Written exercise :: Your output must be the lines below from the line containing "Give me the TikZ source for this diagram." to the line containing "minimum width=66pt] (start)", both lines included, reproduced exactly and without pictures.

The data ::
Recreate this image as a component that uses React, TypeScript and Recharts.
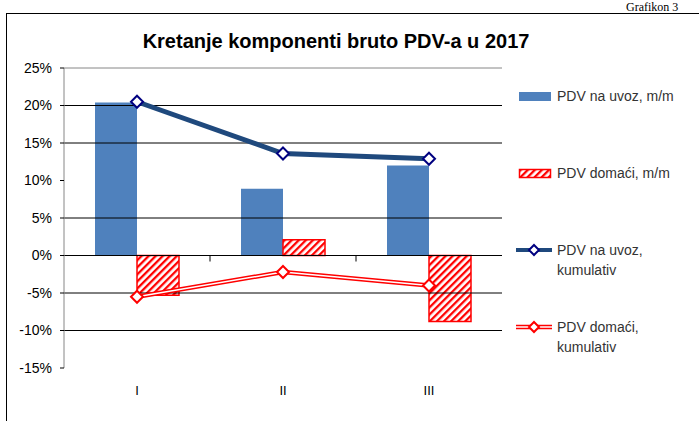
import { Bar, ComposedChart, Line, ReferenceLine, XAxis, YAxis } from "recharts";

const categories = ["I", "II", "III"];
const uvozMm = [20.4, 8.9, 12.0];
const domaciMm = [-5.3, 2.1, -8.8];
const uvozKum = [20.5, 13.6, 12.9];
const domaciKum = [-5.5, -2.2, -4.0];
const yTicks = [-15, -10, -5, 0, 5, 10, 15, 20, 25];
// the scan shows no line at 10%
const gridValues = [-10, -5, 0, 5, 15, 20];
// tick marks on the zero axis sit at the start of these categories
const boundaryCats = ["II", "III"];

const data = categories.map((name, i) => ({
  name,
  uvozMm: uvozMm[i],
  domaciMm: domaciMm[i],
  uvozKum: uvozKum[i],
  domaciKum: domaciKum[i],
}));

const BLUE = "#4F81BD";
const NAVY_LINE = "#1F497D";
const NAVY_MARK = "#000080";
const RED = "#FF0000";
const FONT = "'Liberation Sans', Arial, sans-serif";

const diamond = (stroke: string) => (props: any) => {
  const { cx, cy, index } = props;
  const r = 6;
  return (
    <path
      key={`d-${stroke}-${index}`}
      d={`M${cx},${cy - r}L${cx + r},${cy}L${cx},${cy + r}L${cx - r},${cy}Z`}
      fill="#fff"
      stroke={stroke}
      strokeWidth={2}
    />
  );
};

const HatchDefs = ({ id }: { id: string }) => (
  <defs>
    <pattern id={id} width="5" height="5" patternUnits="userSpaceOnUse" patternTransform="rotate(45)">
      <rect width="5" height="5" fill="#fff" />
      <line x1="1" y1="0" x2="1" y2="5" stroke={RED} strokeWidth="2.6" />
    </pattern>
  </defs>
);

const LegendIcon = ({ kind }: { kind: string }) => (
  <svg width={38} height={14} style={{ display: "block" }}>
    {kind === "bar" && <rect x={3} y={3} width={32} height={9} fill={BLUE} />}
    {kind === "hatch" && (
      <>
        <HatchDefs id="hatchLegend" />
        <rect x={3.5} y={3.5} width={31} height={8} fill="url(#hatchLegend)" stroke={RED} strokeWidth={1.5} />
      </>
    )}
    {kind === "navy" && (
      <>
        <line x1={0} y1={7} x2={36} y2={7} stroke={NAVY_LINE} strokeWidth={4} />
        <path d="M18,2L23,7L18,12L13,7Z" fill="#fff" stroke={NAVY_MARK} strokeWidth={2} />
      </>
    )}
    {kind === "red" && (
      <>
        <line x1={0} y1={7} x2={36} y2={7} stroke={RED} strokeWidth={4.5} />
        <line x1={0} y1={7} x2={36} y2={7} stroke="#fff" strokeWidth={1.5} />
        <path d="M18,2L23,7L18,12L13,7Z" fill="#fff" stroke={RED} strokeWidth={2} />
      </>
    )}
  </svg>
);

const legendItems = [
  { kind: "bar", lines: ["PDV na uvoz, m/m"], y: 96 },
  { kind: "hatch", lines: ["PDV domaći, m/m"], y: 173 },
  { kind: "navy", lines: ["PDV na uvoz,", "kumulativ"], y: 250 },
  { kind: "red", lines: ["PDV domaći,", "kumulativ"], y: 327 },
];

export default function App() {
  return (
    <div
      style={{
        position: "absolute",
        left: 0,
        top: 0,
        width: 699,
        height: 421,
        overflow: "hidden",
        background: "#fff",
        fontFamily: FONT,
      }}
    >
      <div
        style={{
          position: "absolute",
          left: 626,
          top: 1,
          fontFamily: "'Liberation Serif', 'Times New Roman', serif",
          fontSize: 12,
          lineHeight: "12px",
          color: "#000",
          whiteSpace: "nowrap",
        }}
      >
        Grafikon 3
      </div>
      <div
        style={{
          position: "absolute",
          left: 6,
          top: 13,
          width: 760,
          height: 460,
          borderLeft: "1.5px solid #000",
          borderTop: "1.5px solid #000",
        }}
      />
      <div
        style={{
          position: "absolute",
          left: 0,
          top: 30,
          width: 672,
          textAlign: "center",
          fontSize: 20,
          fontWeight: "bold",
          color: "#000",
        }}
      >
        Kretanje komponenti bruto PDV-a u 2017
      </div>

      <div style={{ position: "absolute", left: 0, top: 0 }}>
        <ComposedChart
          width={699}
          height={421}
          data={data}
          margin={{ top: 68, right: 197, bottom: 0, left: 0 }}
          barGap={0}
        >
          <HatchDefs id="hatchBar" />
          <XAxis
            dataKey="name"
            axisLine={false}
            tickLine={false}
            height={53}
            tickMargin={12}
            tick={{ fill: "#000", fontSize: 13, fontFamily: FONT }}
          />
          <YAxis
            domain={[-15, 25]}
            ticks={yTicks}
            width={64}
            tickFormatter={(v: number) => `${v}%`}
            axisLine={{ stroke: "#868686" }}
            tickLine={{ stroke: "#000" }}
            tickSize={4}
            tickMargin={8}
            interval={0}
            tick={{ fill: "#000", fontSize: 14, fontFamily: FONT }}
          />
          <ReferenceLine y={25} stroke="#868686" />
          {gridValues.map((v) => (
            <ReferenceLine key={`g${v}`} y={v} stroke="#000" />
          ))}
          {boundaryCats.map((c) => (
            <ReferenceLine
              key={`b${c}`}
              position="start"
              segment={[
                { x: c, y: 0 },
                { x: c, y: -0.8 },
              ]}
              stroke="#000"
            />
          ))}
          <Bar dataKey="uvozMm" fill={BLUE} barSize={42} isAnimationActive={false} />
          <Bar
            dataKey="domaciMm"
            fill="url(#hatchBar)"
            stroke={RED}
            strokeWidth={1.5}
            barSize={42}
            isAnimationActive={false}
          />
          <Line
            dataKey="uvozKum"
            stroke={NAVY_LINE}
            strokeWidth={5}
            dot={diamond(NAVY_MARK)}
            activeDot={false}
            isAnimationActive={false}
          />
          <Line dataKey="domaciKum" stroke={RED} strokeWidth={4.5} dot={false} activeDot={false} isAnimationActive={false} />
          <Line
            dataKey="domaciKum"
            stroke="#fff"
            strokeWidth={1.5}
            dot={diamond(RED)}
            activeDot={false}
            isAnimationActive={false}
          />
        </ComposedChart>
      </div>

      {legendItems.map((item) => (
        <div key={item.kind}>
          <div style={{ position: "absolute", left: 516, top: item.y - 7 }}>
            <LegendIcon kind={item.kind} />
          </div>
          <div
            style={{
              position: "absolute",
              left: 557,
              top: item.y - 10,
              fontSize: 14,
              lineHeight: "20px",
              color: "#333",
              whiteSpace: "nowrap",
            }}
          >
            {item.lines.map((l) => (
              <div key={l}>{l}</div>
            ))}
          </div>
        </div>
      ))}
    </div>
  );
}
==
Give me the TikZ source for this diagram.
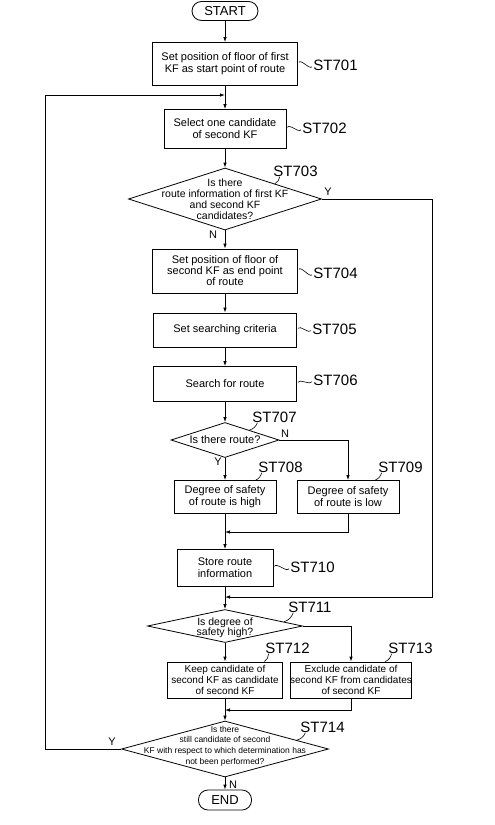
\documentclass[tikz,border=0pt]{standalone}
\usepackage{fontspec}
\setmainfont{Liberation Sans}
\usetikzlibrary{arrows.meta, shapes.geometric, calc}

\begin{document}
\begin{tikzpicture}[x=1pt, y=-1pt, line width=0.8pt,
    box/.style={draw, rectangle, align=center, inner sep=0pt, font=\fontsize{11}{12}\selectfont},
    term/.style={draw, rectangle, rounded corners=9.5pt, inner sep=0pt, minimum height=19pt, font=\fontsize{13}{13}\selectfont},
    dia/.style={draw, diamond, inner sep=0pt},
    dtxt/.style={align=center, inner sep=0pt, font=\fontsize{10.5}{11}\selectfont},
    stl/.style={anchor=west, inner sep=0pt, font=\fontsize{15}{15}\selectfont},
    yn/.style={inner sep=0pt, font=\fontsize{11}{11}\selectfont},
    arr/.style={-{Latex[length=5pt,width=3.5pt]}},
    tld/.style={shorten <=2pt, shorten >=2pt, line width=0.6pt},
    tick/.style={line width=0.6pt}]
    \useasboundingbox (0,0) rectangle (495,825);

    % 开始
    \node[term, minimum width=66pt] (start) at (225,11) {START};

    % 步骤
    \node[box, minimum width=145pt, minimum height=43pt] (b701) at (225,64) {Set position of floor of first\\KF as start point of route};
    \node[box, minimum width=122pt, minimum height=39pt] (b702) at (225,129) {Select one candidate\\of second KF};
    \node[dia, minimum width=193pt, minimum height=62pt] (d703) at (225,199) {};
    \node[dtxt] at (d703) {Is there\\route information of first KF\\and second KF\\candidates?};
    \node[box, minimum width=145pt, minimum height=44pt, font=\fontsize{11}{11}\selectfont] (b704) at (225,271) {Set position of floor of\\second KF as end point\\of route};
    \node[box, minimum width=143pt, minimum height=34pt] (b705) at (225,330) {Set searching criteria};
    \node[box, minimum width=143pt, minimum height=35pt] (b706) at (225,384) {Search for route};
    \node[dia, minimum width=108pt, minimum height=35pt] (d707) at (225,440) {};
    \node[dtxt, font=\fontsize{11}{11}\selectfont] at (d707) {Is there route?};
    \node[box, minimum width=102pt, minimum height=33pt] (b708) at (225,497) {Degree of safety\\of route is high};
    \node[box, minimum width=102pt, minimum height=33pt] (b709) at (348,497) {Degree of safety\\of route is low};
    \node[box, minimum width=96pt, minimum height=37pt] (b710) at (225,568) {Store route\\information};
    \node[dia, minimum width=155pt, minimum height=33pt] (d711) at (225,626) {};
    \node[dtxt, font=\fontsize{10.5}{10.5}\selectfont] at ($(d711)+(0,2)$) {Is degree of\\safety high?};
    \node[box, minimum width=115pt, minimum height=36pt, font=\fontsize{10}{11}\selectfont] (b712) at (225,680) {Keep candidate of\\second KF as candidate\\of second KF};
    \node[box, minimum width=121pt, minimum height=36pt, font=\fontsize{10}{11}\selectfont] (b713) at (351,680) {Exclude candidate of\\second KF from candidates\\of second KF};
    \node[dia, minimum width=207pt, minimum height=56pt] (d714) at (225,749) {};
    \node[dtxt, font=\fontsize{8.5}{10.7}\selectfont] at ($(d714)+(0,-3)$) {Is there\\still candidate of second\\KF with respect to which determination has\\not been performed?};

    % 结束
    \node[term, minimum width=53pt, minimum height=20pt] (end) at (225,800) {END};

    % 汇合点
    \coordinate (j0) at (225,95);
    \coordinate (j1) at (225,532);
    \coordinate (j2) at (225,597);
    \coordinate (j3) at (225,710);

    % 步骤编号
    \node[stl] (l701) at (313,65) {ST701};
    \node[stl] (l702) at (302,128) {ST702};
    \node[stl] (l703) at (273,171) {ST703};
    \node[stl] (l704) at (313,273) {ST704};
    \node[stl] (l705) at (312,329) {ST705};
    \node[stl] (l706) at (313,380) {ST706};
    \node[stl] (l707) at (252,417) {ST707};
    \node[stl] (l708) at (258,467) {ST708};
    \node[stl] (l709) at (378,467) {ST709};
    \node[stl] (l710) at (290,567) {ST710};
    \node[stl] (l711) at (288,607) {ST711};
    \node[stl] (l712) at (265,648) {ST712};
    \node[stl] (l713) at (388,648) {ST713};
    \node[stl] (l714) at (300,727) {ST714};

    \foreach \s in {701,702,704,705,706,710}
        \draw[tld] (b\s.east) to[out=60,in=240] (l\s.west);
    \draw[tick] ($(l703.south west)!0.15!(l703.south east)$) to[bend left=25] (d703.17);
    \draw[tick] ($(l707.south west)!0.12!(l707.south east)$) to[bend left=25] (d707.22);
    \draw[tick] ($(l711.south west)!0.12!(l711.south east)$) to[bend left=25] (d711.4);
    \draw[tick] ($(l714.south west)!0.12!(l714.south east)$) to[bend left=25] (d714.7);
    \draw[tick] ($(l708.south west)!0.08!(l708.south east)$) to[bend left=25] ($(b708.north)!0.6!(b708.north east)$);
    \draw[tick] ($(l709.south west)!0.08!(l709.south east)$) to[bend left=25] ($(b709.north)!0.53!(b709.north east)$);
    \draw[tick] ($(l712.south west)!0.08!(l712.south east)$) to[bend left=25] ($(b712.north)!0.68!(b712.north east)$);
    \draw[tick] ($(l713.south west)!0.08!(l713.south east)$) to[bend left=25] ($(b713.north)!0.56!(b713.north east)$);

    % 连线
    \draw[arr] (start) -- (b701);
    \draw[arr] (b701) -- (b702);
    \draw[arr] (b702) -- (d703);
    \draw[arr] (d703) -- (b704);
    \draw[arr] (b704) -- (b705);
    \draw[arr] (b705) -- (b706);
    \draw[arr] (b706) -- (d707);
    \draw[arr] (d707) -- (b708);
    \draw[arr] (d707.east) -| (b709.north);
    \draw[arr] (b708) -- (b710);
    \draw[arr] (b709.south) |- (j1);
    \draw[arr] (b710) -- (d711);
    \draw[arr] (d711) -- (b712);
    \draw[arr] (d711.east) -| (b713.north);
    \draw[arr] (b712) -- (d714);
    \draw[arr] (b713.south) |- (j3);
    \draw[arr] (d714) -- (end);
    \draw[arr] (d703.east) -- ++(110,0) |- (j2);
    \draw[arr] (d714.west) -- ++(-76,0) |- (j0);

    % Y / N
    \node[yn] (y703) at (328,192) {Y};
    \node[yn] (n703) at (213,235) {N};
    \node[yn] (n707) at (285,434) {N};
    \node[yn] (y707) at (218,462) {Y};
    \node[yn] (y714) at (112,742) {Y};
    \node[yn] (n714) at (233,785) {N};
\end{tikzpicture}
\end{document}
...
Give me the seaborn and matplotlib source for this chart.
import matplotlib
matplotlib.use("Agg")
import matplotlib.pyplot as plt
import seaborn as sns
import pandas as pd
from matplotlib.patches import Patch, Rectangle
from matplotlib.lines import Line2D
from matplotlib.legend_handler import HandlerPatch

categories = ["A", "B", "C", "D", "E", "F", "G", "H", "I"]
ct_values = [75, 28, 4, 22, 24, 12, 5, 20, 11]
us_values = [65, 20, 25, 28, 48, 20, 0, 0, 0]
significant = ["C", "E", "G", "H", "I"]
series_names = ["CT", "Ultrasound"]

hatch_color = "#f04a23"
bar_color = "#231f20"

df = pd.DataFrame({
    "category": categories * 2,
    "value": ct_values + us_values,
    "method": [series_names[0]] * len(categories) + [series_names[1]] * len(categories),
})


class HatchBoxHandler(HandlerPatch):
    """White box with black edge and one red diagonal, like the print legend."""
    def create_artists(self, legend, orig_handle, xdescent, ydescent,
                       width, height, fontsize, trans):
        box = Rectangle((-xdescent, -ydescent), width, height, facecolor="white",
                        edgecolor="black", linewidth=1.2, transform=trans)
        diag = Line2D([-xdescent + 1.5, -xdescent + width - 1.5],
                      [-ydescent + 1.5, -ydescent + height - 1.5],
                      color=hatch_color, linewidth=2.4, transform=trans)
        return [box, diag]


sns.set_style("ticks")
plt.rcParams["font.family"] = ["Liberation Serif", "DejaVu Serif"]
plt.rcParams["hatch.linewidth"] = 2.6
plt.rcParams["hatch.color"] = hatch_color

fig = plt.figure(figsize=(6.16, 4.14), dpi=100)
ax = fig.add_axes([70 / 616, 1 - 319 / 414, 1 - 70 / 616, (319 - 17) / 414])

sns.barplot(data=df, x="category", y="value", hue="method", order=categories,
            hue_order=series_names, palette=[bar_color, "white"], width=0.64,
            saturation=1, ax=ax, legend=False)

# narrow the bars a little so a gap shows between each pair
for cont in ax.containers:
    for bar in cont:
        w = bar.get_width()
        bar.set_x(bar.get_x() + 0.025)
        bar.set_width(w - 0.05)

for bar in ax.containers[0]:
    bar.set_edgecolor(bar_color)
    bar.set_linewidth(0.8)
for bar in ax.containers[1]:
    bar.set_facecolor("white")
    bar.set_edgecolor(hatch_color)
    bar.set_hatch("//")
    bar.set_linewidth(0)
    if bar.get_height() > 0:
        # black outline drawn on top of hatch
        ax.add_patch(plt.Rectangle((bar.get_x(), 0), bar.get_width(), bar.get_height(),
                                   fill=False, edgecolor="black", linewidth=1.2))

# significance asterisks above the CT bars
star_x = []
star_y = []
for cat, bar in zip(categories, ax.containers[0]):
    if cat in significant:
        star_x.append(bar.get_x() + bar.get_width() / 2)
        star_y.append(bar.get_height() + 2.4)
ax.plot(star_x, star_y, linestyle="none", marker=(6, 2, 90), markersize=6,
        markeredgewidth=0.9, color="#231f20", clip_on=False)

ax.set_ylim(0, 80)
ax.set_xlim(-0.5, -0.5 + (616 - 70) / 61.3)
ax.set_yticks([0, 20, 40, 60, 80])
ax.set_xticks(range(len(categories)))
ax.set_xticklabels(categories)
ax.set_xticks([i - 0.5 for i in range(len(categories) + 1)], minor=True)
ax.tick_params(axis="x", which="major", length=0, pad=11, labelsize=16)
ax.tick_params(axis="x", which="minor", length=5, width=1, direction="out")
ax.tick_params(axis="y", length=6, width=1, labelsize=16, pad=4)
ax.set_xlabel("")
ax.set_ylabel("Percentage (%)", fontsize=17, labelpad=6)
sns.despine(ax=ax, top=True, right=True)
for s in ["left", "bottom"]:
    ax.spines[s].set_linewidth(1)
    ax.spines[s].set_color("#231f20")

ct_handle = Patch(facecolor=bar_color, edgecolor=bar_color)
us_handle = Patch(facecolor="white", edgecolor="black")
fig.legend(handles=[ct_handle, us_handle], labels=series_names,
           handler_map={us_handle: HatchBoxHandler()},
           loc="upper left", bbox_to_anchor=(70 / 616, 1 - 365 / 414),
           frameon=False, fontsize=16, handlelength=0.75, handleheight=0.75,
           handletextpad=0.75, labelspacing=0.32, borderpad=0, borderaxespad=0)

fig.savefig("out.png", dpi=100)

Exercise result ::
Give me the TikZ source for this diagram.
\documentclass[tikz,border=0pt]{standalone}
\usepackage{fontspec}
\setmainfont{Liberation Sans}
\usetikzlibrary{arrows.meta, shapes.geometric, calc}

\begin{document}
\begin{tikzpicture}[x=1pt, y=-1pt, line width=0.8pt,
    box/.style={draw, rectangle, align=center, inner sep=0pt, font=\fontsize{11}{12}\selectfont},
    term/.style={draw, rectangle, rounded corners=9.5pt, inner sep=0pt, minimum height=19pt, font=\fontsize{13}{13}\selectfont},
    dia/.style={draw, diamond, inner sep=0pt},
    dtxt/.style={align=center, inner sep=0pt, font=\fontsize{10.5}{11}\selectfont},
    stl/.style={anchor=west, inner sep=0pt, font=\fontsize{15}{15}\selectfont},
    yn/.style={inner sep=0pt, font=\fontsize{11}{11}\selectfont},
    arr/.style={-{Latex[length=5pt,width=3.5pt]}},
    tld/.style={shorten <=2pt, shorten >=2pt, line width=0.6pt},
    tick/.style={line width=0.6pt}]
    \useasboundingbox (0,0) rectangle (495,825);

    % 开始
    \node[term, minimum width=66pt] (start) at (225,11) {START};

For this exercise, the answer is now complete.